The quantities provided above are averages only.
Boxes and ingredients are packed in facilities that handles Peanut, Nuts, Sesame, Fish, Crustaceans, Milk, Egg, Mustard, Celery, Soya, Gluten and Sulphites. Due to the war in Ukraine, it has been necessary to substitute sunflower oil with rapeseed oil in some products without a label change. The FSA have advised that allergic reactions to rapeseed oil are rare.
2
Vegetable Stock Pot
(Contains Celery, Sulphites)
1
Leek
1
Garlic Clove
1
Echalion Shallot
1
Pine Nuts
1.5
Netherend Butter Salted
(Contains Milk)
1
Risotto Rice
4
Grated Hard Italian Style Cheese
(Contains Milk, Egg)
1
Courgette
(May contain Celery)
Bring 800ml of water to a gentle simmer in a pot. Once simmering, add the stock pots and stir until dissolved. Tip: Leave the stock on the lowest heat to keep it hot during the whole cooking process.

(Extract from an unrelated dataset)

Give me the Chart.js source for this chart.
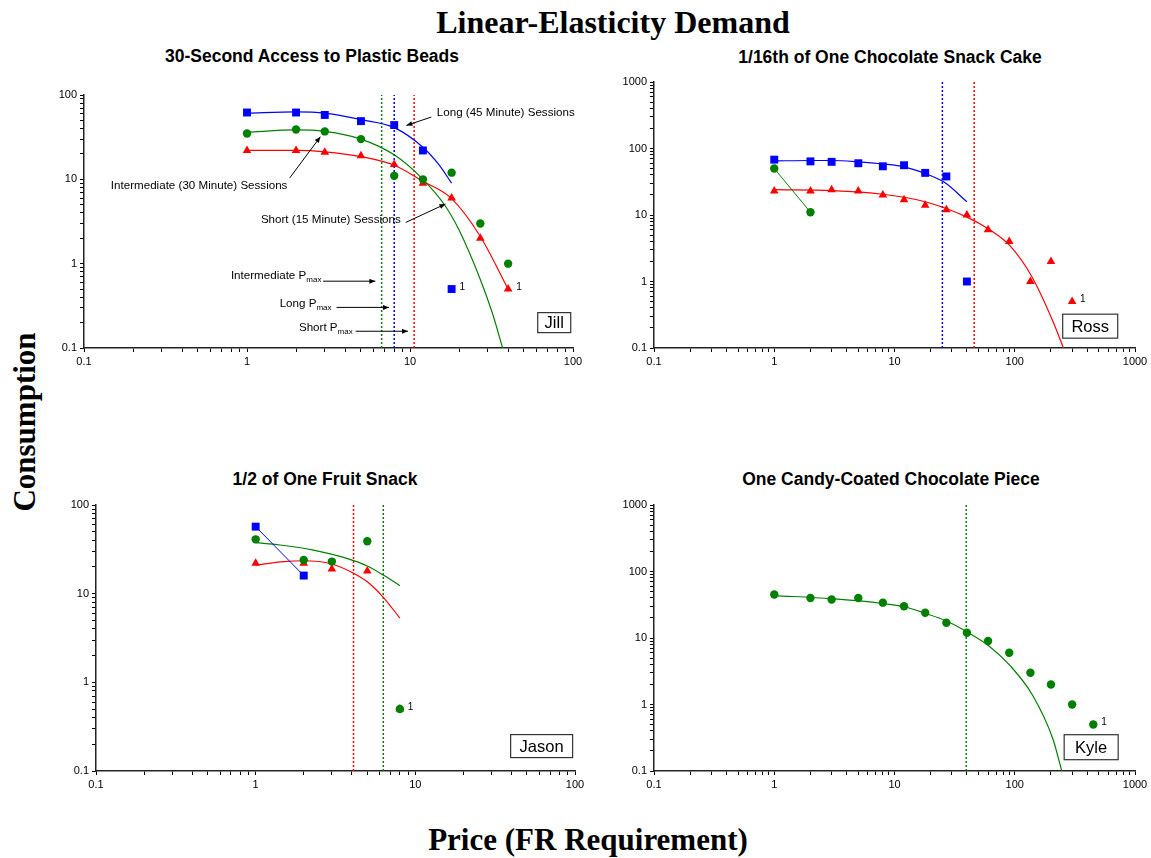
<!DOCTYPE html>
<html>
<head>
<meta charset="utf-8">
<script src="https://cdn.jsdelivr.net/npm/chart.js@4/dist/chart.umd.min.js"></script>
<style>
  body { margin: 0; background: #fff; }
  #page { position: relative; width: 1151px; height: 858px; overflow: hidden; font-family: "Liberation Sans", Arial, sans-serif; }
  #page canvas { position: absolute; }
  .t { position: absolute; white-space: nowrap; transform: translate(-50%, -50%); color: #000; }
  .big { font-family: "Liberation Serif", "Times New Roman", serif; font-weight: bold; font-size: 31px; }
  .sub { font-weight: bold; font-size: 17.5px; }
</style>
</head>
<body>
<div id="page">
  <div class="t big" style="left:613px;top:22px;font-size:32px">Linear-Elasticity Demand</div>
  <div class="t big" style="left:25px;top:422px;transform:translate(-50%,-50%) rotate(-90deg)">Consumption</div>
  <div class="t big" style="left:588px;top:840px">Price (FR Requirement)</div>
  <div class="t sub" style="left:312px;top:56px">30-Second Access to Plastic Beads</div>
  <div class="t sub" style="left:890px;top:57px">1/16th of One Chocolate Snack Cake</div>
  <div class="t sub" style="left:325px;top:479px">1/2 of One Fruit Snack</div>
  <div class="t sub" style="left:891px;top:479px">One Candy-Coated Chocolate Piece</div>
</div>
<script>
// Jill - plastic beads
const jillPrice = [1, 2, 3, 5, 8, 12, 18, 27, 40];
const jillLong = [62, 62, 58, 49, 44, 22, 0.5];
const jillInter = [35, 39, 37, 30, 11, 10, 12, 3, 1];
const jillShort = [22, 22, 21, 19, 15, 9, 6, 2, 0.5];
const jillPmaxPrice = [6.7, 8.0, 10.6]; // intermediate, long, short
const jillLongFitX = [1, 2, 3, 5, 8, 12, 15, 18];
const jillLongFitY = [61, 63, 61, 51, 41, 24, 15, 9];
const jillInterFitX = [1, 2, 3, 5, 8, 12, 16.5, 20, 27, 32, 37];
const jillInterFitY = [36, 38.5, 37, 30, 19.5, 10, 4.8, 2.5, 0.65, 0.26, 0.1];
const jillShortFitX = [1, 2, 3, 5, 8, 12, 18, 27, 40];
const jillShortFitY = [22, 22, 21.2, 18.6, 14.7, 9.5, 5.9, 2.1, 0.5];

// Ross - snack cake
const rossPrice = [1, 2, 3, 5, 8, 12, 18, 27, 40, 60, 90, 135, 200, 300];
const rossLong = [68, 64, 63, 60, 54, 56, 43, 38, 1];
const rossInter = [50, 11];
const rossShort = [23, 23, 24, 23, 20, 17, 14, 12, 10, 6, 4, 1, 2, 0.5];
const rossPmaxPrice = [25, 46]; // long, short
const rossLongFitX = [1, 2, 3, 5, 8, 12, 18, 26, 40];
const rossLongFitY = [65, 66, 66, 63, 58.5, 53, 42, 31, 15.8];
const rossShortFitX = [1, 3, 8, 18, 40, 61, 92, 140, 208, 254];
const rossShortFitY = [24, 23.3, 20.5, 15.8, 9.3, 6.1, 3.4, 1.15, 0.25, 0.1];

// Jason - fruit snack
const jasonPrice = [1, 2, 3, 5, 8];
const jasonLong = [57, 16];
const jasonInter = [41, 24, 23, 39, 0.5];
const jasonShort = [22, 22, 19, 18, 0.5];
const jasonPmaxPrice = [4.1, 6.3]; // short, intermediate
const jasonInterFitX = [1, 1.42, 2.3, 3.72, 5, 6.3, 8];
const jasonInterFitY = [37.6, 35.4, 31, 25, 20.5, 16.2, 12.3];
const jasonShortFitX = [1, 1.5, 2, 3, 4.1, 5, 6.3, 8];
const jasonShortFitY = [21, 23, 23.5, 21.6, 17, 13.6, 9.1, 5.3];

// Kyle - chocolate piece
const kylePrice = [1, 2, 3, 5, 8, 12, 18, 27, 40, 60, 90, 135, 200, 300, 450];
const kyleInter = [45, 40, 38, 40, 34, 30, 24, 17, 12, 9, 6, 3, 2, 1, 0.5];
const kylePmaxPrice = [39.5];
const kyleInterFitX = [1, 3, 8, 12, 18, 27, 40, 61, 92, 140, 208, 246];
const kyleInterFitY = [43.5, 39, 33, 29.5, 23.5, 18, 12.4, 7.6, 3.8, 1.4, 0.3, 0.1];

const BLUE = '#0000ff', GREEN = '#008000', RED = '#ff0000';
const STYLE = {
  long: { color: BLUE, shape: 'rect', r: 5.6 },
  inter: { color: GREEN, shape: 'circle', r: 4.2 },
  short: { color: RED, shape: 'triangle', r: 5 }
};

function pts(xs, ys) {
  return ys.map((y, i) => ({ x: xs[i], y: y }));
}

function marks(xs, ys, kind, order, joined) {
  const s = STYLE[kind];
  return {
    data: pts(xs, ys), showLine: !!joined, borderColor: s.color, borderWidth: 1,
    backgroundColor: s.color, pointBackgroundColor: s.color, pointBorderColor: s.color,
    pointStyle: s.shape, pointRadius: s.r, pointBorderWidth: 0, order: order
  };
}

function fit(xs, ys, kind) {
  return {
    data: pts(xs, ys), showLine: true, borderColor: STYLE[kind].color, borderWidth: 1.2,
    pointRadius: 0, cubicInterpolationMode: 'monotone', order: 10
  };
}

function pmax(x, kind, top) {
  return {
    data: [{ x: x, y: 0.1 }, { x: x, y: top }], showLine: true, borderColor: STYLE[kind].color,
    borderWidth: 1.5, borderDash: [2, 2], pointRadius: 0, order: 20
  };
}

function decadeTicks(scale) {
  const out = [];
  const e0 = Math.round(Math.log10(scale.min)), e1 = Math.round(Math.log10(scale.max));
  for (let e = e0; e <= e1; e++) {
    for (let m = 1; m <= 9; m++) {
      const v = +(m * Math.pow(10, e)).toPrecision(3);
      if (v <= scale.max * 1.0001) out.push({ value: v });
    }
  }
  scale.ticks = out;
}

function decadeLabel(v) {
  const l = Math.log10(v);
  return Math.abs(l - Math.round(l)) < 1e-6 ? String(+v.toPrecision(1)) : '';
}

function axis(max, isX) {
  return {
    type: 'logarithmic', min: 0.1, max: max, position: isX ? 'bottom' : 'left',
    afterBuildTicks: decadeTicks,
    afterFit: s => { if (isX) s.height = 30; else s.width = 50; },
    grid: { drawOnChartArea: false, drawTicks: true, tickLength: 4, tickColor: '#000', lineWidth: 1 },
    border: { display: true, color: '#222', width: 1.5 },
    ticks: { autoSkip: false, maxRotation: 0, padding: 3, color: '#000',
             font: { size: 11, family: '"Liberation Sans", Arial' }, callback: decadeLabel }
  };
}

const notesPlugin = {
  id: 'notes',
  afterDatasetsDraw(chart, args, opts) {
    const ctx = chart.ctx;
    const px = v => chart.scales.x.getPixelForValue(v);
    const py = v => chart.scales.y.getPixelForValue(v);
    ctx.save();
    ctx.fillStyle = '#000';
    ctx.strokeStyle = '#000';
    (opts.arrows || []).forEach(a => {
      const x1 = px(a[0]), y1 = py(a[1]), x2 = px(a[2]), y2 = py(a[3]);
      const ang = Math.atan2(y2 - y1, x2 - x1);
      ctx.lineWidth = 1;
      ctx.beginPath(); ctx.moveTo(x1, y1); ctx.lineTo(x2, y2); ctx.stroke();
      ctx.beginPath();
      ctx.moveTo(x2, y2);
      ctx.lineTo(x2 - 6 * Math.cos(ang) + 2.5 * Math.sin(ang), y2 - 6 * Math.sin(ang) - 2.5 * Math.cos(ang));
      ctx.lineTo(x2 - 6 * Math.cos(ang) - 2.5 * Math.sin(ang), y2 - 6 * Math.sin(ang) + 2.5 * Math.cos(ang));
      ctx.closePath(); ctx.fill();
    });
    ctx.textBaseline = 'middle';
    (opts.texts || []).forEach(t => {
      const f1 = '11.6px "Liberation Sans", Arial', f2 = '8px "Liberation Sans", Arial';
      ctx.font = f1; const w1 = ctx.measureText(t.text).width;
      ctx.font = f2; const w2 = t.sub ? ctx.measureText(t.sub).width : 0;
      let x = px(t.x); const y = py(t.y);
      if (t.align === 'right') x -= w1 + w2;
      ctx.textAlign = 'left';
      ctx.font = f1; ctx.fillText(t.text, x, y);
      if (t.sub) { ctx.font = f2; ctx.fillText(t.sub, x + w1, y + 4); }
    });
    ctx.font = '10px "Liberation Sans", Arial';
    ctx.textAlign = 'left';
    (opts.ones || []).forEach(p => { ctx.fillText('1', px(p[0]) + 8, py(p[1]) - 2); });
    (opts.boxes || []).forEach(b => {
      const x = px(b.x), y = py(b.y);
      ctx.fillStyle = '#fff';
      ctx.fillRect(x - b.w / 2, y - b.h / 2, b.w, b.h);
      ctx.lineWidth = 1.2; ctx.strokeStyle = '#333';
      ctx.strokeRect(x - b.w / 2, y - b.h / 2, b.w, b.h);
      ctx.fillStyle = '#000';
      ctx.font = '16.5px "Liberation Sans", Arial';
      ctx.textAlign = 'center';
      ctx.fillText(b.text, x, y + 1);
    });
    ctx.restore();
  }
};

function makePanel(area, xMax, yMax, datasets, notes) {
  const cv = document.createElement('canvas');
  const w = area.r - area.l + 66, h = area.b - area.t + 40;
  cv.width = w; cv.height = h;
  cv.style.left = (area.l - 50) + 'px';
  cv.style.top = (area.t - 10) + 'px';
  cv.style.width = w + 'px'; cv.style.height = h + 'px';
  document.getElementById('page').appendChild(cv);
  new Chart(cv.getContext('2d'), {
    type: 'scatter',
    data: { datasets: datasets },
    options: {
      responsive: false, animation: false, devicePixelRatio: 1,
      layout: { padding: { top: 10, right: 16, left: 0, bottom: 0 } },
      scales: { x: axis(xMax, true), y: axis(yMax, false) },
      plugins: { legend: { display: false }, tooltip: { enabled: false }, notes: notes }
    },
    plugins: [notesPlugin]
  });
}

makePanel({ l: 84, t: 95, r: 573, b: 348 }, 100, 100, [
  marks(jillPrice, jillLong, 'long', 1),
  marks(jillPrice, jillInter, 'inter', 2),
  marks(jillPrice, jillShort, 'short', 3),
  fit(jillLongFitX, jillLongFitY, 'long'),
  fit(jillInterFitX, jillInterFitY, 'inter'),
  fit(jillShortFitX, jillShortFitY, 'short'),
  pmax(jillPmaxPrice[0], 'inter', 100),
  pmax(jillPmaxPrice[1], 'long', 100),
  pmax(jillPmaxPrice[2], 'short', 100)
], {
  arrows: [
    [13.5, 54.7, 9.5, 43.6],
    [1.83, 10.4, 2.82, 32],
    [9.41, 3.08, 16.5, 5.1],
    [2.93, 0.62, 6.13, 0.62],
    [3.54, 0.303, 7.43, 0.303],
    [4.64, 0.158, 9.72, 0.158]
  ],
  texts: [
    { text: 'Long (45 Minute) Sessions', x: 14.6, y: 61.7, align: 'left' },
    { text: 'Intermediate (30 Minute) Sessions', x: 1.77, y: 8.41, align: 'right' },
    { text: 'Short (15 Minute) Sessions', x: 8.77, y: 3.31, align: 'right' },
    { text: 'Intermediate P', sub: 'max', x: 2.86, y: 0.714, align: 'right' },
    { text: 'Long P', sub: 'max', x: 3.30, y: 0.338, align: 'right' },
    { text: 'Short P', sub: 'max', x: 4.45, y: 0.175, align: 'right' }
  ],
  ones: [[18, 0.5], [40, 0.5]],
  boxes: [{ text: 'Jill', x: 76.7, y: 0.2, w: 33, h: 20 }]
});

makePanel({ l: 654, t: 82, r: 1135, b: 348 }, 1000, 1000, [
  marks(rossPrice, rossLong, 'long', 1),
  marks(rossPrice, rossInter, 'inter', 2, true),
  marks(rossPrice, rossShort, 'short', 3),
  fit(rossLongFitX, rossLongFitY, 'long'),
  fit(rossShortFitX, rossShortFitY, 'short'),
  pmax(rossPmaxPrice[0], 'long', 1000),
  pmax(rossPmaxPrice[1], 'short', 1000)
], {
  ones: [[300, 0.5]],
  boxes: [{ text: 'Ross', x: 424, y: 0.213, w: 55, h: 24 }]
});

makePanel({ l: 96, t: 505, r: 575, b: 771 }, 100, 100, [
  marks(jasonPrice, jasonLong, 'long', 1, true),
  marks(jasonPrice, jasonInter, 'inter', 2),
  marks(jasonPrice, jasonShort, 'short', 3),
  fit(jasonInterFitX, jasonInterFitY, 'inter'),
  fit(jasonShortFitX, jasonShortFitY, 'short'),
  pmax(jasonPmaxPrice[0], 'short', 100),
  pmax(jasonPmaxPrice[1], 'inter', 100)
], {
  ones: [[8, 0.5]],
  boxes: [{ text: 'Jason', x: 61.8, y: 0.191, w: 62, h: 23 }]
});

makePanel({ l: 654, t: 505, r: 1135, b: 771 }, 1000, 1000, [
  marks(kylePrice, kyleInter, 'inter', 2),
  fit(kyleInterFitX, kyleInterFitY, 'inter'),
  pmax(kylePmaxPrice[0], 'inter', 1000)
], {
  ones: [[450, 0.5]],
  boxes: [{ text: 'Kyle', x: 432, y: 0.228, w: 54, h: 25 }]
});
</script>
</body>
</html>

Chop the tough green top and the very bottom from the leek. Chop the leek in half lengthways. Very finely shred the leek widthways. Peel and chop the garlic clove(use a garlic press if you have one!). Remove the skin from the shallot, cut in half lengthways and slice into very thin half moons. Chop the courgette in quarters lengthways. Then chop in 1cm cubes.
Brown off the pine nuts in a dry frying pan on medium heat but watch them like a hawk. Remove the nuts from the pan and then add 1 tbsp of butter and 1 tbsp of olive oil to the same pan on medium-low heat. Add the leek, courgette, garlic and shallot to the pan. Slowly stew for 5 mins until soft. Tip: Do not let these ingredients burn - if it is cooking too fast, add 1 tbsp of water and turn the heat to low.
Add the rice and mix well to coat it in the butter and olive oil. Turn the heat to medium, add ¼ tsp of salt and stir. Tip: After about 3 mins there should be a slight translucency around the edges of the rice. Tip:If you have some leftover white wine, add 4 tbsp now and let the alcohol bubble off for a minute to mellow the flavour!
Add a ladle of stock to your rice and stir it with long, massaging motions. Once the stock is almost soaked in, add another ⅔ cup and continue stirring. Tip: Risotto does need a bit of attention but the resulting flavour is worth it!
Continue adding the stock and stirring as above for around 15-20 mins. When the risotto is almost ready, add two thirds of the grated Italian cheese. Tip: The risotto is ready when the rice is cooked through but has the slightest hint of firmness left in the middle.
Once your risotto is ready, add enough stock to make it slightly runny (risotto should not have the consistency of concrete!). Stir in the remaining butter and cheese, test for seasoning and add salt and pepperto taste. Sprinkle the pine nuts on top and gobble!